Second, this is a blog meant as a journal. I will try not to post too many emo stuff here.
I do need to remember to take my fruit juice and charger from jeff's house later.
Now to the good part which Jeff wants to see, well, it doesn't really matter so much whether he actually reads this or not (is a lie). But here goes...
The question of the day is centered on the most important person of my life, whom has a clash with the most important pursue/hobby in my life, beauty.
And now I have to choose, person or beauty? Facial or Jeff?
I did forget to tell Jeff but I was already picturing in my head how I would create a board game inspired by the dilemmas I have been facing recently.
So, currently, where is my bias?
But honestly, I like going for facial, I just like it a lot. And being forced not to do something which I like a lot makes me feel sad. On the other hand, losing someone because of facial makes me feel sad too.
I am obsessed with my face. And to be forced not to go facial, whether it really helps or not, kills me. It really isn't that much about facial. It is me being forced to do something which I otherwise would have like to do a lot.
I am tired, and Journal, I know that I am not writing what actually happened. And I know very well that it is totally my fault that this happened. I wonder, what is the purpose of living without Jeffrey?
I believe I should be able to find, though staying alive no longer matters that much to me if he were to leave me. I may as well have died today and has gone to heaven, in which he has not arrived yet, and during that time I might as well live each day as it is. I do not have any big goals or aims, but I can create them if I really find living day by day without any activity boring (which I probably will).
And the TV also, somehow that is one of my biggest gripe in this argument. I believe that when he started talking, I have not uttered a single word but Jeff became more and more angry as he carried on that he smashed his TV, twice. I really shudder to imagine what his parents and grandma have to say when they found out. And perhaps if you are reading now Jeff you may just say that I don't need to care since I choose facial over you or something like that.
Honestly, I used to hate it when I imagine that after breakup you will be with some other girl, but now, I guess I don't really mind that much, or it may be just that I am tired and really don't have much room for emotions left.
Being with you has definitely been the happiest years of my life, but if I have to wake up from this sweet sweet dream and to realize that all it was has been an extremely long and happy night, well, I can only accept.
I am just sad that it has too be on your birthday.

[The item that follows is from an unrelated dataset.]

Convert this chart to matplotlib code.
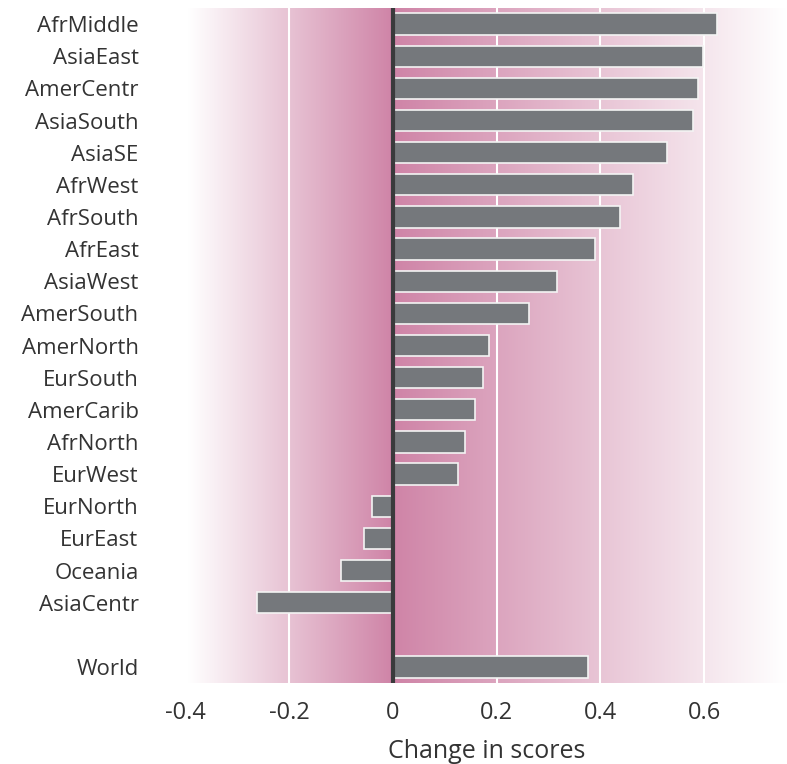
import numpy as np
import matplotlib
matplotlib.use("Agg")
import matplotlib.pyplot as plt
from matplotlib.colors import LinearSegmentedColormap

regions = ["AfrMiddle", "AsiaEast", "AmerCentr", "AsiaSouth", "AsiaSE", "AfrWest",
           "AfrSouth", "AfrEast", "AsiaWest", "AmerSouth", "AmerNorth", "EurSouth",
           "AmerCarib", "AfrNorth", "EurWest", "EurNorth", "EurEast", "Oceania",
           "AsiaCentr"]
region_values = [0.625, 0.598, 0.588, 0.579, 0.528, 0.462, 0.437, 0.390, 0.317,
                 0.263, 0.185, 0.173, 0.158, 0.138, 0.125, -0.041, -0.056, -0.100,
                 -0.263]
world_label = "World"
world_value = 0.377
xticks = [-0.4, -0.2, 0, 0.2, 0.4, 0.6]
xtick_labels = ["-0.4", "-0.2", "0", "0.2", "0.4", "0.6"]

plt.rcParams['font.family'] = ['Open Sans', 'DejaVu Sans']

fig = plt.figure(figsize=(7.87, 7.64), dpi=100)
ax = fig.add_axes([0.236, 0.106, 0.764, 0.8835])

xmin, xmax = -0.395, 0.76
ax.set_xlim(xmin, xmax)
ax.set_ylim(20.5, -0.5)

# gradient background
xs = np.linspace(xmin, xmax, 1200)
g = np.where(xs < 0, 1 - xs / xmin, 1 - xs / xmax)
g = np.clip(g, 0, 1)
cmap = LinearSegmentedColormap.from_list("pk", ["#ffffff", "#cf84a7"])
ax.imshow(g[np.newaxis, :], aspect='auto', cmap=cmap, vmin=0, vmax=1,
          extent=[xmin, xmax, 20.5, -0.5], zorder=0, interpolation='bilinear')

for t in [-0.2, 0.2, 0.4, 0.6]:
    ax.axvline(t, color='white', lw=1.5, zorder=1)

ypos = list(range(len(regions))) + [len(regions) + 1]
labels = regions + [world_label]
vals = region_values + [world_value]
ax.barh(ypos, vals, height=0.66, color='#75787c', edgecolor='#f4f4f4',
        linewidth=1.2, zorder=2)
ax.axvline(0, color='#3a3a3c', lw=3, zorder=3)

ax.set_yticks(ypos)
ax.set_yticklabels(labels, fontsize=16, color='#333333')
ax.set_xticks(xticks)
ax.set_xticklabels(xtick_labels, fontsize=17, color='#333333')
ax.tick_params(axis='y', length=0, pad=34)
ax.tick_params(axis='x', length=0, pad=13)
ax.set_xlabel("Change in scores", fontsize=18, color='#333333', labelpad=10)
for s in ax.spines.values():
    s.set_visible(False)

fig.savefig("out.png", dpi=100)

And I am too tired to make any sense and I start to wonder whether anything I have written above makes sense or is what I truly feel.
I am glad that I didn't give him the answer.
I am also glad that now I am completely broke after buying the cake, with only coins worth less than $2 in my pocket.
If I can sleep forever now.... well, wouldn't that be the same as dying.... why don't I say if I die now.... nah I prefer to sleep and dream.